IYRS aims to quadruple its facilities

NEWPORT, R.I. – The International Yacht Restoration School (IYRS), a school and center for maritime preservation based in Newport, has received a leadership gift for the restoration of the 1831 Aquidneck Mill Building, it reported in a statement today.

A grant of $100,000 from the Alletta Morris McBean Charitable Trust, San Mateo, Calif., will help IYRS target toward a 2005 start-date on the project. The restoration of the Mill Building, a 30,000-square-foot structure located on the school's campus, will quadruple the school's facilities, IYRS stated.

"We are delighted to give to this excellent project," said Noreen Drexel, president of the trust. "I hope it will be a catalyst for others to support this educational opportunity. The International Yacht Restoration School has proven to be, to people all over the country, of tremendous interest."

"This leadership grant is significant to the school, for many reasons," said IYRS President Terry Nathan. "If our fund-raising efforts meet our projections, we hope to begin the building's physical restoration before next summer. Also, we are fortunate to have a core group of supporters who believe passionately in our mission, but the generosity of the Alletta Morris Trust signals a shift – that IYRS is becoming recognized for its mission by a wider group of supporters."

The Aquidneck Mill, listed on the National Register of Historic Places, was acquired by IYRS in 1995 in the hope of restoring the building for future school use. A growing demand for IYRS's full-time program in classic yacht restoration has created more urgency to expand facilities: the current class size reflects a 35-percent increase over last year's student body.

Working with Newport Collaborative Architects, the building will be open to the public and will include classroom and workshop space, a visitor's center and display gallery, an assembly hall for lectures, a library, a retail shop, and staff offices. The projected budget is $5.8 million. The physical restoration of the structure is slated to take two years.

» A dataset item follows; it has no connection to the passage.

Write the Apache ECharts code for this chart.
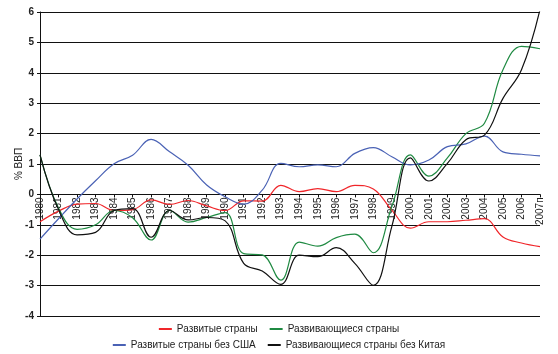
<!DOCTYPE html>
<html><head><meta charset="utf-8">
<script src="https://cdn.jsdelivr.net/npm/echarts@6/dist/echarts.min.js"></script>
<style>html,body{margin:0;padding:0;background:#fff}#c{width:558px;height:354px}</style>
</head><body><div id="c"></div>
<script>
const years = ['1980','1981','1982','1983','1984','1985','1986','1987','1988','1989','1990','1991','1992','1993','1994','1995','1996','1997','1998','1999','2000','2001','2002','2003','2004','2005','2006','2007п'];
const developed = [-0.9,-0.55,-0.32,-0.3,-0.53,-0.5,-0.18,-0.33,-0.2,-0.38,-0.53,-0.21,-0.22,0.3,0.09,0.19,0.09,0.3,0.18,-0.52,-1.11,-0.9,-0.9,-0.85,-0.8,-1.4,-1.6,-1.72];
const developing = [1.3,-0.45,-1.15,-1.0,-0.53,-0.77,-1.5,-0.53,-0.91,-0.76,-0.6,-1.95,-1.99,-2.82,-1.57,-1.7,-1.42,-1.31,-1.92,-0.4,1.3,0.6,1.2,2.0,2.34,4.1,4.87,4.79];
const developedExUS = [-1.47,-0.8,-0.15,0.45,1.01,1.29,1.81,1.4,0.96,0.31,-0.08,-0.32,0.14,1.02,0.91,0.97,0.91,1.35,1.54,1.24,0.97,1.13,1.57,1.66,1.92,1.4,1.32,1.27];
const developingExChina = [1.3,-0.5,-1.33,-1.25,-0.53,-0.47,-1.41,-0.53,-0.84,-0.76,-0.87,-2.27,-2.52,-2.96,-2.0,-2.05,-1.75,-2.27,-2.99,-1.05,1.2,0.44,1.02,1.8,1.95,3.16,4.1,6.08];
const names = ['Развитые страны','Развивающиеся страны','Развитые страны без США','Развивающиеся страны без Китая'];
const colors = ['#f0262a','#1f8a42','#4a62b5','#111111'];

const chart = echarts.init(document.getElementById('c'));
const mk = (i, d) => ({name: names[i], type:'line', data:d, smooth:0.4, symbol:'none',
  lineStyle:{color:colors[i], width:1.2}, itemStyle:{color:colors[i]}});
chart.setOption({
  animation:false,
  textStyle:{fontFamily:'Liberation Sans, Arial, sans-serif'},
  grid:{left:40,right:18,top:12,bottom:38},
  legend:[
    {data:[names[0],names[1]], left:'center', top:319, icon:'rect', itemWidth:13, itemHeight:2, itemGap:12,
     textStyle:{fontSize:10,color:'#222'}},
    {data:[names[2],names[3]], left:'center', top:335, icon:'rect', itemWidth:13, itemHeight:2, itemGap:12,
     textStyle:{fontSize:10,color:'#222'}}
  ],
  xAxis:{type:'category', data:years, boundaryGap:false, position:'bottom', offset:-121.6,
    axisLine:{onZero:false, lineStyle:{color:'#111',width:1}},
    axisTick:{show:true, inside:false, length:3, lineStyle:{color:'#111'}},
    axisLabel:{rotate:90, interval:0, fontSize:10, color:'#222', margin:3}},
  yAxis:{type:'value', min:-4, max:6, interval:1,
    name:'% ВВП', nameLocation:'middle', nameGap:16, nameRotate:90, nameMoveOverlap:false,
    nameTextStyle:{fontSize:10,color:'#222'},
    axisLine:{show:true, lineStyle:{color:'#111',width:1}},
    axisTick:{show:true, length:3, lineStyle:{color:'#111'}},
    axisLabel:{fontSize:10, color:'#222', fontWeight:'bold', margin:6, formatter:v=>String(v)},
    splitLine:{lineStyle:{color:'#111',width:1}}},
  series:[mk(0,developed), mk(1,developing), mk(2,developedExUS), mk(3,developingExChina)]
});
</script></body></html>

IYRS's effort to find a new use for the Mill Building goes well beyond a pragmatic need for more space. According to Nathan, the restoration is part of the school's mission to preserve Newport's working waterfront and integral to the values of preservation and restoration the school works to impart to its students.

"Any time our students can work in a building that reflects a comparable set of values, I think it's a plus," said Nathan. "It definitely enriches their experience."